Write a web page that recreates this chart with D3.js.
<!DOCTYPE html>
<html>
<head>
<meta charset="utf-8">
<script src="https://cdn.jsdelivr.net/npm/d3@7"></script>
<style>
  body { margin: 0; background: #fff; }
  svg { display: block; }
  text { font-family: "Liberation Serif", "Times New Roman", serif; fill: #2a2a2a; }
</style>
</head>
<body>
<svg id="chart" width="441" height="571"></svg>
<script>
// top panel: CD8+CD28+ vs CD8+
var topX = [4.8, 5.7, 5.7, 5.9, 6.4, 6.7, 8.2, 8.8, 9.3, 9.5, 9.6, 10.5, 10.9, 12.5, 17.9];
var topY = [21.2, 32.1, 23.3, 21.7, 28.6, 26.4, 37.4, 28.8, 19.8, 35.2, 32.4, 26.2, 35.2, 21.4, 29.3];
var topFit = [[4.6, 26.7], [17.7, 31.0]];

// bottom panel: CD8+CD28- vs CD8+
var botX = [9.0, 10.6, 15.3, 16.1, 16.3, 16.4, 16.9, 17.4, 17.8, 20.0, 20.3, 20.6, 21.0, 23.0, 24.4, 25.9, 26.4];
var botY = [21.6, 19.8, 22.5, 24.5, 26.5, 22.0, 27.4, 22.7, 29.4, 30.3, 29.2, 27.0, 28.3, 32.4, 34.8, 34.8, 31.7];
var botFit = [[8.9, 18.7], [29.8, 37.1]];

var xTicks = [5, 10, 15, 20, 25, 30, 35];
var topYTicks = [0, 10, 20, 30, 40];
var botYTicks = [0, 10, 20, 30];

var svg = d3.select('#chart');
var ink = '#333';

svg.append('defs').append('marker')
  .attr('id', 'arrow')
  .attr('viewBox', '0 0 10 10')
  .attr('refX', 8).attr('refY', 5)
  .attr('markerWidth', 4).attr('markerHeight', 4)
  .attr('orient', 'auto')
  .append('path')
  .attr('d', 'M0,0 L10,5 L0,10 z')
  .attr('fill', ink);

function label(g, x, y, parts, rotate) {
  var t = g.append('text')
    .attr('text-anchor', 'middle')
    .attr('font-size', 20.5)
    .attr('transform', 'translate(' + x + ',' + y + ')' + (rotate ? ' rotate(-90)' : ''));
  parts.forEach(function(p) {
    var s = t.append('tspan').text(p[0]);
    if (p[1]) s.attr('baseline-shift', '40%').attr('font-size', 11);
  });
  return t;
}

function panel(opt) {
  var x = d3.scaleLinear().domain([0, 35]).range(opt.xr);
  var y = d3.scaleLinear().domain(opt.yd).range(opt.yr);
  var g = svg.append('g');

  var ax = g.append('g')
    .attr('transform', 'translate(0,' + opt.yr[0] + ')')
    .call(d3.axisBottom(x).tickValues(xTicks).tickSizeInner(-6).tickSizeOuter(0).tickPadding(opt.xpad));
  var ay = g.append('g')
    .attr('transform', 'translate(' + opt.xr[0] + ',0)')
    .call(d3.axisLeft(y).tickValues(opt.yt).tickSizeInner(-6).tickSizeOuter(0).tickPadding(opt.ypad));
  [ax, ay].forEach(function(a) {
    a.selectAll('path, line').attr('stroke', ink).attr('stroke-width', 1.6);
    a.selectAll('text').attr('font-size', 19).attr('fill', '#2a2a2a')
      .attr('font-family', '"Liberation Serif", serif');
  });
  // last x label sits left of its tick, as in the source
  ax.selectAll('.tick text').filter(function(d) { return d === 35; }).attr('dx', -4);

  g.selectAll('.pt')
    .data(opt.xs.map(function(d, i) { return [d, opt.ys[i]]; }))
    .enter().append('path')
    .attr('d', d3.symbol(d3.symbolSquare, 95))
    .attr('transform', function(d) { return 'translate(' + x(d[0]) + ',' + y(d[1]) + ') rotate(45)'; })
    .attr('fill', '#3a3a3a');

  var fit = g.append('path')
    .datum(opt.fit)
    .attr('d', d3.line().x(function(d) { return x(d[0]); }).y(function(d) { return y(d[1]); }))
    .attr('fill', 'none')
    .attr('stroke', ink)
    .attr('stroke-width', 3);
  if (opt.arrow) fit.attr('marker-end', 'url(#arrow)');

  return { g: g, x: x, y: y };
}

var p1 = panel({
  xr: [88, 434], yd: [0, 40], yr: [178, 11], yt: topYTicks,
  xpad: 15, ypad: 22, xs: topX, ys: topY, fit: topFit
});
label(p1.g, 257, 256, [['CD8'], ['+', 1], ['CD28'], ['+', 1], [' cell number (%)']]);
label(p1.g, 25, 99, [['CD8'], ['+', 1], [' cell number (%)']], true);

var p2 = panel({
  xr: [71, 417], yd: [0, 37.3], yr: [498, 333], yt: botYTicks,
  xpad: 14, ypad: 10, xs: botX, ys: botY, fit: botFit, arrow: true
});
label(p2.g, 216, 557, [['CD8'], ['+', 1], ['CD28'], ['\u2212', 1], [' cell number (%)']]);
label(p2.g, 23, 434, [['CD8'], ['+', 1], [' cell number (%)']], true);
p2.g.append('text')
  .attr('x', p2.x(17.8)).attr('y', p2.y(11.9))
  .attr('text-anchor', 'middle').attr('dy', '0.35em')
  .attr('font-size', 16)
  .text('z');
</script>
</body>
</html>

+++

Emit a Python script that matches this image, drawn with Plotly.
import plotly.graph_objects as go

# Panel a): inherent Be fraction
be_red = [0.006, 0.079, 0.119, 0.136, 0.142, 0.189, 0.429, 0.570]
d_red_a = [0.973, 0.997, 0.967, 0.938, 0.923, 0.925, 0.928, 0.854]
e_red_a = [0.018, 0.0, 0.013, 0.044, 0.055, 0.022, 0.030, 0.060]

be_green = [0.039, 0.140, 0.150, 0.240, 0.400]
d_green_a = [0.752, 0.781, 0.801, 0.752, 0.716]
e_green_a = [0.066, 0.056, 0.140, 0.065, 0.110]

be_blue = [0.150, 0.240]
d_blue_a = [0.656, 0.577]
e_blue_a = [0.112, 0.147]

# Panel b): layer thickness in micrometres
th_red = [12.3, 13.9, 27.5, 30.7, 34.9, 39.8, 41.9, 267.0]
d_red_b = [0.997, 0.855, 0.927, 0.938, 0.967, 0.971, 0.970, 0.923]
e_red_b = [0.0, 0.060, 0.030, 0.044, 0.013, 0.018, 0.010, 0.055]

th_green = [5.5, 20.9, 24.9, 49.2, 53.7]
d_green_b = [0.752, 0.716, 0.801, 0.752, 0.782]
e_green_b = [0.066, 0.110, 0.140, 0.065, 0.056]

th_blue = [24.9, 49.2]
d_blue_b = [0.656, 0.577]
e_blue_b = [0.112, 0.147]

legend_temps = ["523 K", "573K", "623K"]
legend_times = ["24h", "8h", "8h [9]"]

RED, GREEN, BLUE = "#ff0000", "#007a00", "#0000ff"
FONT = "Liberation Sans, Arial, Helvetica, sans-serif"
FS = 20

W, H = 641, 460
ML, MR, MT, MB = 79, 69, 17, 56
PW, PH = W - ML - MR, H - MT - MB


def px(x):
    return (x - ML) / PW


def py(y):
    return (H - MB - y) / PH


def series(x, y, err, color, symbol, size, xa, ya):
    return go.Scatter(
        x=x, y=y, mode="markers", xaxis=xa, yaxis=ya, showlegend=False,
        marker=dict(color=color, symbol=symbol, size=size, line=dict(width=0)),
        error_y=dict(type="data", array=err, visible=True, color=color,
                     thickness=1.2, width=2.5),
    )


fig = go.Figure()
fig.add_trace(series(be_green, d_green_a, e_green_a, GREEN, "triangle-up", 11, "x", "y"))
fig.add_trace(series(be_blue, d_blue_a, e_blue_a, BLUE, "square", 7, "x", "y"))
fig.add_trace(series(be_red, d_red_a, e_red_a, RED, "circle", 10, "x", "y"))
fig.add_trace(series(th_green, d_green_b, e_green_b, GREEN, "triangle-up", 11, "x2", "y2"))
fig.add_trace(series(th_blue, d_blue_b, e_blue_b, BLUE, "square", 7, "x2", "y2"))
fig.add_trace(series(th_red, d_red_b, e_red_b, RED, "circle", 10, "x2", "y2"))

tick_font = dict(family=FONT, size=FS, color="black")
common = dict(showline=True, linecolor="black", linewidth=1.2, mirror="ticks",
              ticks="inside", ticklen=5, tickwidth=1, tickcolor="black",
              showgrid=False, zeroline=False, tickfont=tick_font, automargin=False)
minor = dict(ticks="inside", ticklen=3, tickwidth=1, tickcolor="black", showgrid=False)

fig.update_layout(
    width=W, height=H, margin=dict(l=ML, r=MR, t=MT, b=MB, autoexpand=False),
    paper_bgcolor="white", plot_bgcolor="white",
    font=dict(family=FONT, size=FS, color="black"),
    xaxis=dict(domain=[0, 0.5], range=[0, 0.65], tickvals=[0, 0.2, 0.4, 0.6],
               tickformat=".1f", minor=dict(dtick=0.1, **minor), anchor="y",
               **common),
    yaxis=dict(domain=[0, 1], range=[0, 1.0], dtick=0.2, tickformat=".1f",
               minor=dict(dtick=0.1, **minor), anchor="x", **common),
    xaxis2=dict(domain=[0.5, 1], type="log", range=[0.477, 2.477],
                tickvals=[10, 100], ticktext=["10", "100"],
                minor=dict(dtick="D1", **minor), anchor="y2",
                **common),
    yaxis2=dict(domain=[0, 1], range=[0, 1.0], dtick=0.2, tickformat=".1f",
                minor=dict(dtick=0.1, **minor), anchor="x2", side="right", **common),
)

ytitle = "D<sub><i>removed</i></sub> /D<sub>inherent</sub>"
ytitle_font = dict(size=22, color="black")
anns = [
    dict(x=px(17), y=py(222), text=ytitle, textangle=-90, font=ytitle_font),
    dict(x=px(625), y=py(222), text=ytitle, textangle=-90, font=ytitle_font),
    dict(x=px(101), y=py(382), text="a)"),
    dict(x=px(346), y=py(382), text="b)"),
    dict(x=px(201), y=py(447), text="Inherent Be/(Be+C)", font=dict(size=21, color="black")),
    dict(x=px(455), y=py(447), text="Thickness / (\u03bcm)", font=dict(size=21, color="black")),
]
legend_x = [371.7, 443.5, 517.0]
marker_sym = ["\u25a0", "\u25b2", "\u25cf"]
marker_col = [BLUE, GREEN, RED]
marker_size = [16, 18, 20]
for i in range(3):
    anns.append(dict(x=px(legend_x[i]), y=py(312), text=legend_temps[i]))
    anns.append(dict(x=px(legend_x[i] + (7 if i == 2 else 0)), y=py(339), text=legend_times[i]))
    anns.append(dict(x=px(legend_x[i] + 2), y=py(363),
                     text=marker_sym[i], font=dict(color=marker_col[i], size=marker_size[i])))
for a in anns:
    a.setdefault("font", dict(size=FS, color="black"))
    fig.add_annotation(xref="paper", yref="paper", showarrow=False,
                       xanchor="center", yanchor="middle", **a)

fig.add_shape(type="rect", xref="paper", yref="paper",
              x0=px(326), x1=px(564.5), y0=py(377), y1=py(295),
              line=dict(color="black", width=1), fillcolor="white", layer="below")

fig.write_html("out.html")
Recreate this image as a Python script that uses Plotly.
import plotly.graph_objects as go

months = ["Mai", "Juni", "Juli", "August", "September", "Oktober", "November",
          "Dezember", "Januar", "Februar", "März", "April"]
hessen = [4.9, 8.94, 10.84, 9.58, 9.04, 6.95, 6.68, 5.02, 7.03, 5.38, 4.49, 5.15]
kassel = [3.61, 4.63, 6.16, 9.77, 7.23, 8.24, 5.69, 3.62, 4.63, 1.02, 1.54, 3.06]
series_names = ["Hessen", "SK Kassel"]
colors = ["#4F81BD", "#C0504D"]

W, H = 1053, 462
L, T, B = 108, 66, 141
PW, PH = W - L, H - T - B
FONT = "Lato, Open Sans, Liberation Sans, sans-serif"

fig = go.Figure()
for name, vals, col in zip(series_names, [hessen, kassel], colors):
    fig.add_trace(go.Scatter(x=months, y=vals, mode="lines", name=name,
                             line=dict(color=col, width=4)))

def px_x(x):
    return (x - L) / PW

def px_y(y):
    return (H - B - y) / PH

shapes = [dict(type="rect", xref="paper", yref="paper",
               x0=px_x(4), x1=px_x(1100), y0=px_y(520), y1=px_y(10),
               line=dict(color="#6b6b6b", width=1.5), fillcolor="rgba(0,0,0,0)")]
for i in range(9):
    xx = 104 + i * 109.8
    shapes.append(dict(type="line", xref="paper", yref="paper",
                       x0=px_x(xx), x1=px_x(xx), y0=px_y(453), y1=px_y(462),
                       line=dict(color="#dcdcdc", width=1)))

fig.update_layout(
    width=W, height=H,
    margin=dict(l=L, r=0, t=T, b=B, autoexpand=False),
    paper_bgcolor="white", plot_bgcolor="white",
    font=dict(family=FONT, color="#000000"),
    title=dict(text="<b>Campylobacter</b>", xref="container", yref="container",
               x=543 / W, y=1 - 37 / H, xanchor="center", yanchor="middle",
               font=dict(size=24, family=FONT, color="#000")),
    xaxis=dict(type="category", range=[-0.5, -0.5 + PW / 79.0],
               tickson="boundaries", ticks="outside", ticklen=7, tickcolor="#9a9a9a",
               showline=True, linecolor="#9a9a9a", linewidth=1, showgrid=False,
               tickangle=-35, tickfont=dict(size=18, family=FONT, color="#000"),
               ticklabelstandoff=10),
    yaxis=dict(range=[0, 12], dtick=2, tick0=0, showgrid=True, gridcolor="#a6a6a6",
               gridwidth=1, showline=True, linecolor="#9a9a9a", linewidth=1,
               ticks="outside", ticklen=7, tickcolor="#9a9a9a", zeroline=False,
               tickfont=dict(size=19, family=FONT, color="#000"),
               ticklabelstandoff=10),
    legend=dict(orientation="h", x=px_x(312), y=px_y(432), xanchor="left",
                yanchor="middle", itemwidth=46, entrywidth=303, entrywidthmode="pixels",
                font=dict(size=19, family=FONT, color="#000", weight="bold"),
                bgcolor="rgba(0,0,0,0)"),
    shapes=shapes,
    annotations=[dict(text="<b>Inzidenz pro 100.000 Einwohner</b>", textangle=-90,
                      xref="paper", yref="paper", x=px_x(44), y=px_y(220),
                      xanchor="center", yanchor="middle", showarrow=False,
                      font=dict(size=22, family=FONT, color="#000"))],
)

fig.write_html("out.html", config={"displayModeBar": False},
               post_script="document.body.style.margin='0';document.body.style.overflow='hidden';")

+++

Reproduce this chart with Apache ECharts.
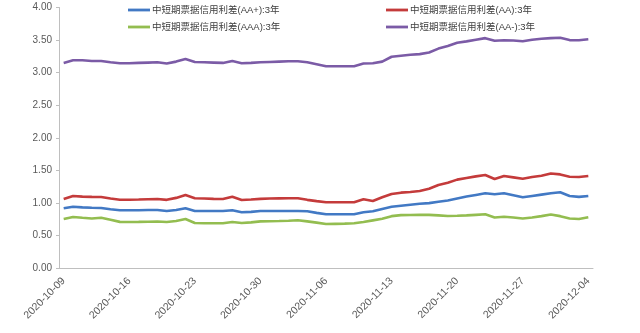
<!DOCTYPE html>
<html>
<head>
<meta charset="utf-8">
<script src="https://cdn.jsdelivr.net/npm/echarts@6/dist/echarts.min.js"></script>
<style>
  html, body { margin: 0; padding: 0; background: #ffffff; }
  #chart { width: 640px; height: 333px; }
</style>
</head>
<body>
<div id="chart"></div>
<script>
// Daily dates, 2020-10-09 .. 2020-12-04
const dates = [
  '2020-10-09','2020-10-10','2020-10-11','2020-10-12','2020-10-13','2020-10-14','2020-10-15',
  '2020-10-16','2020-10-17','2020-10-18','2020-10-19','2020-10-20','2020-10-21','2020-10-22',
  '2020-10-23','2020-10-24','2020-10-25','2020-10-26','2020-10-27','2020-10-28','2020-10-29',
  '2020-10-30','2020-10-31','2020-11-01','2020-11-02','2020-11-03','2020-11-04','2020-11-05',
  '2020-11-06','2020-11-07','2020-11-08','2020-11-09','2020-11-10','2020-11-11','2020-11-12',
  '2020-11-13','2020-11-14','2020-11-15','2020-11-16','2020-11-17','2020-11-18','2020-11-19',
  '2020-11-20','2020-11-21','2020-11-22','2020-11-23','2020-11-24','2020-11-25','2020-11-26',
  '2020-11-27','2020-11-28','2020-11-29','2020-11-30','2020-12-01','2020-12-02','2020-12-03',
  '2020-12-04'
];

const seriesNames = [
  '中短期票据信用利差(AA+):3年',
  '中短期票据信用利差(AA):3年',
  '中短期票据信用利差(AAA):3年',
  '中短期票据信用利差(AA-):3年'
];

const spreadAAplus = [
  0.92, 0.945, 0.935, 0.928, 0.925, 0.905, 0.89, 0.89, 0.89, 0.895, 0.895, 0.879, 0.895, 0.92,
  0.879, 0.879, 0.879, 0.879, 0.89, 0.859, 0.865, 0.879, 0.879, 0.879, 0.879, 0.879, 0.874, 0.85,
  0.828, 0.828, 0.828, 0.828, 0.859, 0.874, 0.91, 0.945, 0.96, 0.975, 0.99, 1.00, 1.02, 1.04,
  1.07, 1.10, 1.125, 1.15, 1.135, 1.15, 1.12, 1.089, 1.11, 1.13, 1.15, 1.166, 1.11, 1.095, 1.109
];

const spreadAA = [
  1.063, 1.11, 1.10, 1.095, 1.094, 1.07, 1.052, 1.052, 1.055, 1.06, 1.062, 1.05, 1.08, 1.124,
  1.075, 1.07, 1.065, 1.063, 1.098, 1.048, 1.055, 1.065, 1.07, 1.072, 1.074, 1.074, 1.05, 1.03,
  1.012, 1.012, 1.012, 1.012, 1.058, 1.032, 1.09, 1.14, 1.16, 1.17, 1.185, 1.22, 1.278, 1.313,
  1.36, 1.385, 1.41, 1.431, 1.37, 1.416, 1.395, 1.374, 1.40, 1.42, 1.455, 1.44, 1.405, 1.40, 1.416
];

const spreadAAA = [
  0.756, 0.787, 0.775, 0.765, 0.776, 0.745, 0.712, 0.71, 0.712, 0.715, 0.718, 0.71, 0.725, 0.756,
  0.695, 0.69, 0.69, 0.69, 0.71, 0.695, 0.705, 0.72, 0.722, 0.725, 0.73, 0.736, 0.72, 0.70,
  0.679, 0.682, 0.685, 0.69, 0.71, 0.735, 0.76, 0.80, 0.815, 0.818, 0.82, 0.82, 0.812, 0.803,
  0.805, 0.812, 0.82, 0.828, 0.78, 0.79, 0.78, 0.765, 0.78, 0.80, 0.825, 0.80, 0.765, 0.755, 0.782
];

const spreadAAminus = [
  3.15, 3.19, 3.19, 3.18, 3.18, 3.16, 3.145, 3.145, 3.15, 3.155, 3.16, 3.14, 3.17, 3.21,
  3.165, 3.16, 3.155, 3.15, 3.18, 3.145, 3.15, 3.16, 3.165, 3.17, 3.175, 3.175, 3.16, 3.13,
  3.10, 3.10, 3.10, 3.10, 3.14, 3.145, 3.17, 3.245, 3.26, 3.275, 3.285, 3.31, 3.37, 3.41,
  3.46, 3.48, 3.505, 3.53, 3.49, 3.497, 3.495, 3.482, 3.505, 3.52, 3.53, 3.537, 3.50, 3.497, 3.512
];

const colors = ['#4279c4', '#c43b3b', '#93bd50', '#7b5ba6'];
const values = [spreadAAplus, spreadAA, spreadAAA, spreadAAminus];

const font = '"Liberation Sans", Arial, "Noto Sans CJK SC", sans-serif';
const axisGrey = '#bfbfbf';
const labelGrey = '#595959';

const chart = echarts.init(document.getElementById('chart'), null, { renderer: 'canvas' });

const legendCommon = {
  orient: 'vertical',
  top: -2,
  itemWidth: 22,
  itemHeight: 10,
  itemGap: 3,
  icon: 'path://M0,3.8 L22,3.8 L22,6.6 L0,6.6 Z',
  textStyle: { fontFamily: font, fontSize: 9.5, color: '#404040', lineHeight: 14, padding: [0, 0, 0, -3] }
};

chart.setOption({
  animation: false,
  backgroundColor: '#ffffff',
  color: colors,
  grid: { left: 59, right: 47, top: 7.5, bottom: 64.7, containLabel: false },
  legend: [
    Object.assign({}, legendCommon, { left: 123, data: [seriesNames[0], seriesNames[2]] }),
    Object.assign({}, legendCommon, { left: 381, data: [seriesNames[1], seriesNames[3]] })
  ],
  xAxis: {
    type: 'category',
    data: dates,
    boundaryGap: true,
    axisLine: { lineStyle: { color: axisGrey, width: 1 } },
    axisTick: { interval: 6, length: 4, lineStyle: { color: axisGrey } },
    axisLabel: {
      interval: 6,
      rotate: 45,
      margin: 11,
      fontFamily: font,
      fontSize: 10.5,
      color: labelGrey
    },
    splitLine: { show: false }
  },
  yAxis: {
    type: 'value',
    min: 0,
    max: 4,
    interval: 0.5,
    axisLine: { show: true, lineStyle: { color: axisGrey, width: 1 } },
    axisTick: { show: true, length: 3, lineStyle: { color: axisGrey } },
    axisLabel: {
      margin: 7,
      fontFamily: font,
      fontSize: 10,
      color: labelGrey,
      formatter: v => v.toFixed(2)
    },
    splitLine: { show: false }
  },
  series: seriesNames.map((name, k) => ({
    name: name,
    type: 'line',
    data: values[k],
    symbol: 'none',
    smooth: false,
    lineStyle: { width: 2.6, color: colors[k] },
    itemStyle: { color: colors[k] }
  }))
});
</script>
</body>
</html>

+++

EXERCISE
Using the material above, work out how many lines contain the string "image". Give that number alone.

SOLUTION
2